What Could Be Built Here: Growth, systems, and community in Columbia
By Andrew Grabau, Executive Director, William Guitar Little Foundation
There’s a large vacant lot a few blocks from my house in central Columbia that’s been empty for years. I’ve heard various stories about how it might be developed. Rumors of a large apartment complex, individual market-rate homes, or a mixed-use commercial and residential project. Every time I pass it or sit at the intersection, I think about how this is a missed opportunity to do something- anything- let alone something that could transform individuals and our community. Instead, it’s still just a huge chunk of grass that probably takes a long time to mow. I believe it’s likely vacant not because people don’t care about what happens there. They (whoever the owners are) likely want to see it used for something beneficial. But I think it’s likely more about our community’s challenge to ask what could be built here and then act on it because like many things, building something meaningful has become harder than it should be.
This lot is just one example of what I see throughout our community. It’s also a symbol of the systems we’ve inherited. Whether it’s housing, workforce development, or education, too many plans and intentions seem to get stuck. And when we fall back on the idea that there’s just not enough- enough land, enough funding, enough people, enough financial resources, we reinforce a scarcity mindset and the belief that “it is what it is”.
There’s a different way to think about community opportunity and progress. Ezra Klein, in his book Abundance, highlights this and argues that we’ve forgotten how to build all sorts of things. His call isn’t partisan or ideological, it’s about recovering the belief that our systems can work if we align them to create opportunity at scale. Some might claim this book, or this idea is an attack on the efficiencies of government. My point in referencing it is to share my belief that we should strive and can do big things together. This requires us to reexamine the limitations that have become systematic barriers and to be open to a different mindset.

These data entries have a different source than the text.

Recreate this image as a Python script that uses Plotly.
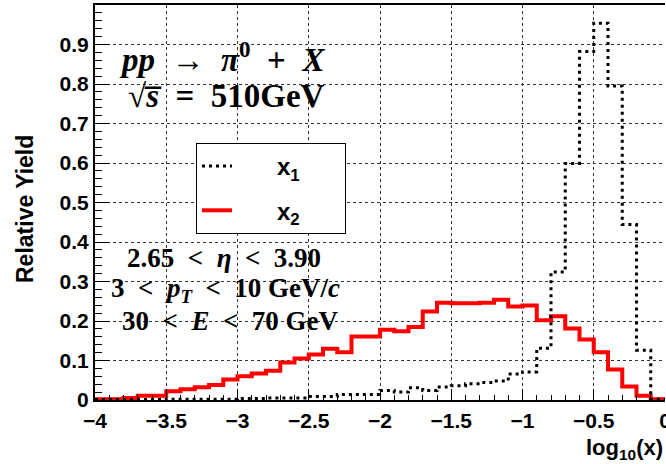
import plotly.graph_objects as go

# ---- data ----
bin_edges = [-4.0, -3.9, -3.8, -3.7, -3.6, -3.5, -3.4, -3.3, -3.2, -3.1,
             -3.0, -2.9, -2.8, -2.7, -2.6, -2.5, -2.4, -2.3, -2.2, -2.1,
             -2.0, -1.9, -1.8, -1.7, -1.6, -1.5, -1.4, -1.3, -1.2, -1.1,
             -1.0, -0.9, -0.8, -0.7, -0.6, -0.5, -0.4, -0.3, -0.2, -0.1, 0.0]

x1_yield = [0.001, 0.001, 0.001, 0.001, 0.001, 0.002, 0.002, 0.002, 0.002, 0.002,
            0.004, 0.004, 0.005, 0.005, 0.005, 0.009, 0.009, 0.014, 0.014, 0.014,
            0.024, 0.020, 0.031, 0.024, 0.033, 0.036, 0.041, 0.044, 0.048, 0.066,
            0.071, 0.131, 0.324, 0.599, 0.882, 0.954, 0.795, 0.444, 0.126, 0.002]

x2_yield = [0.002, 0.002, 0.005, 0.011, 0.011, 0.022, 0.027, 0.032, 0.038, 0.052,
            0.060, 0.067, 0.074, 0.095, 0.105, 0.115, 0.130, 0.121, 0.161, 0.161,
            0.178, 0.174, 0.185, 0.224, 0.246, 0.245, 0.245, 0.246, 0.254, 0.237,
            0.239, 0.202, 0.212, 0.181, 0.153, 0.121, 0.077, 0.034, 0.011, 0.002]

x_ticks = [-4, -3.5, -3, -2.5, -2, -1.5, -1, -0.5, 0]
y_ticks = [0, 0.1, 0.2, 0.3, 0.4, 0.5, 0.6, 0.7, 0.8, 0.9]

series_names = ["x<sub>1</sub>", "x<sub>2</sub>"]

# ---- figure ----
W, H = 666, 464
ML, MR, MT, MB = 95, 1, 5, 64
PW, PH = W - ML - MR, H - MT - MB

def px(xp):
    return (xp - ML) / PW

def py(yp):
    return (H - MB - yp) / PH

NB = "\u00a0"
fig = go.Figure()

fig.add_trace(go.Scatter(
    x=bin_edges, y=x2_yield + [x2_yield[-1]], mode="lines", line_shape="hv",
    line=dict(color="#ff0000", width=4),
    name=NB * 6 + series_names[1] + NB * 6, legendgroup="g2", legendrank=2,
))
fig.add_trace(go.Scatter(
    x=bin_edges, y=x1_yield + [x1_yield[-1]], mode="lines", line_shape="hv",
    line=dict(color="black", width=3, dash="3px,4px"),
    name=NB * 6 + series_names[0] + NB * 6, legendgroup="g1", legendrank=1,
))

tick_font = dict(family="Liberation Sans", size=21, color="black", weight="bold")

fig.update_layout(
    width=W, height=H,
    margin=dict(l=ML, r=MR, t=MT, b=MB, autoexpand=False),
    plot_bgcolor="white", paper_bgcolor="white",
    showlegend=True,
    legend=dict(
        x=px(196), y=py(143), xanchor="left", yanchor="top",
        bgcolor="white", bordercolor="black", borderwidth=1,
        font=dict(family="Liberation Sans", size=24, color="black", weight="bold"),
        traceorder="grouped", tracegroupgap=10,
    ),
    xaxis=dict(
        range=[-4, 0], tickvals=x_ticks, ticks="inside", ticklen=11, tickwidth=1,
        tickcolor="black", showline=True, linecolor="black", linewidth=2,
        mirror=True, ticklabelstandoff=1, ticklabeloverflow="allow", automargin=False,
        showgrid=True, gridcolor="#333333", griddash="dot", gridwidth=1,
        zeroline=False, tickfont=tick_font,
        minor=dict(dtick=0.1, ticks="inside", ticklen=5, tickcolor="black",
                   tickwidth=1, showgrid=False),
    ),
    yaxis=dict(
        range=[0, 1.0], tickvals=y_ticks, ticktext=["0"] + [str(v) for v in y_ticks[1:]],
        ticks="inside", ticklen=15, tickwidth=1, automargin=False,
        tickcolor="black", showline=True, linecolor="black", linewidth=2,
        showgrid=True, gridcolor="#333333", griddash="dot", gridwidth=1,
        zeroline=False, tickfont=tick_font,
        minor=dict(dtick=0.02, ticks="inside", ticklen=7, tickcolor="black",
                   tickwidth=1, showgrid=False),
    ),
)

math_font = dict(family="Liberation Serif", size=33, color="black", weight="bold")
text_font = dict(family="Liberation Serif", size=27, color="black", weight="bold")
sp = NB * 2
annots = [
    dict(text="<i>pp</i>" + sp + "→" + sp + "<i>π</i><sup>0</sup>" + sp + "+" + sp + "<i>X</i>",
         x=px(222), y=py(57), font=math_font),
    dict(text="√<i>s̅</i>" + sp + "=" + sp + "510GeV",
         x=px(226), y=py(96), font=math_font),
    dict(text="2.65" + sp + "&lt;" + sp + "<i>η</i>" + sp + "&lt;" + sp + "3.90",
         x=px(224), y=py(258), font=text_font),
    dict(text="3" + sp + "&lt;" + sp + "<i>p<sub>T</sub></i>" + sp + "&lt;" + sp + "10 GeV/<i>c</i>",
         x=px(225), y=py(290), font=text_font),
    dict(text="30" + sp + "&lt;" + sp + "<i>E</i>" + sp + "&lt;" + sp + "70 GeV",
         x=px(230), y=py(321), font=text_font),
    dict(text="Relative Yield", textangle=-90, x=px(25), y=py(209),
         font=dict(family="Liberation Sans", size=23, color="black", weight="bold")),
    dict(text="log<sub>10</sub>(x)", x=px(665), y=py(449), xanchor="right",
         font=dict(family="Liberation Sans", size=22, color="black", weight="bold")),
]
for a in annots:
    a.setdefault("xanchor", "center")
    fig.add_annotation(xref="paper", yref="paper", yanchor="middle", showarrow=False, **a)

fig.write_html("out.html", config={"displayModeBar": False},
               post_script="document.body.style.margin='0';document.body.style.overflow='hidden';")
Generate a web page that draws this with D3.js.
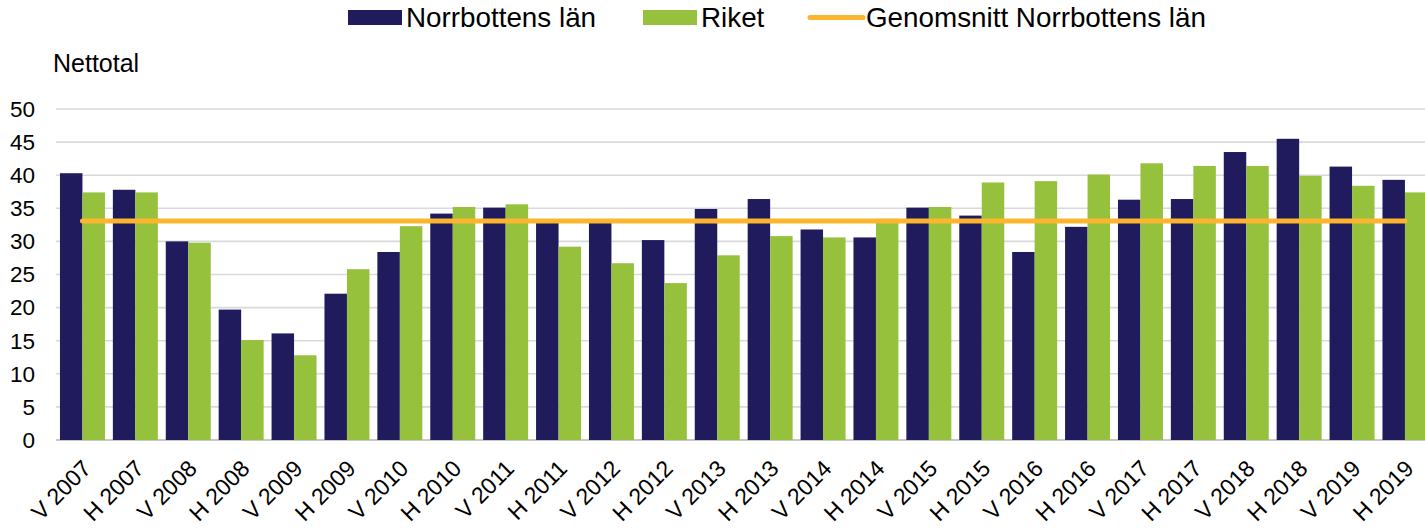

This kind of mindset is at the heart of what some call an Abundance Agenda. It’s not a slogan, it’s a challenge: What happens when we stop saying “no, because” and start saying “yes, if”? What becomes possible when communities work to unlock the resources, remove roadblocks, change systems, and maximize what we already have?
In Boone County, we’re already seeing this shift. Projects like the Boone County’s Upward Mobility Initiative are tackling root causes of poverty, not just symptoms. The Boone Impact Group is modeling public-private collaboration and raising the capacity, therefore the impact, of nonprofits through greater collaboration. However, despite these and other efforts designed to increase upward mobility, continued challenges have made it hard to significantly scale these and other promising efforts.
At the William Guitar Little Foundation, we see recognizing this as a call to action and an opportunity to be a part of the momentum. Our role isn’t to lead all efforts, it’s to help accelerate what’s already taking shape and support new innovative efforts to flourish. We believe in investing in organizations that raise the bar, that take smart risks, and that measure what matters. It’s what’s possible when community leaders, nonprofits, government, and business all pull in the same direction.
But to truly move from scarcity to abundance, we will all need to stretch. Local government must rethink how policy can enable rather than delay. Nonprofits must think beyond sustaining and toward transforming. And residents—all of us—must remain open to growth that serves the whole community, not just our own corner of it.
That empty lot near my home is still waiting to become something transformational. Likewise, I believe our community can also be transformed. But it won’t be decided by what we say “no” to, but by what we have the courage to say “yes” to and build together.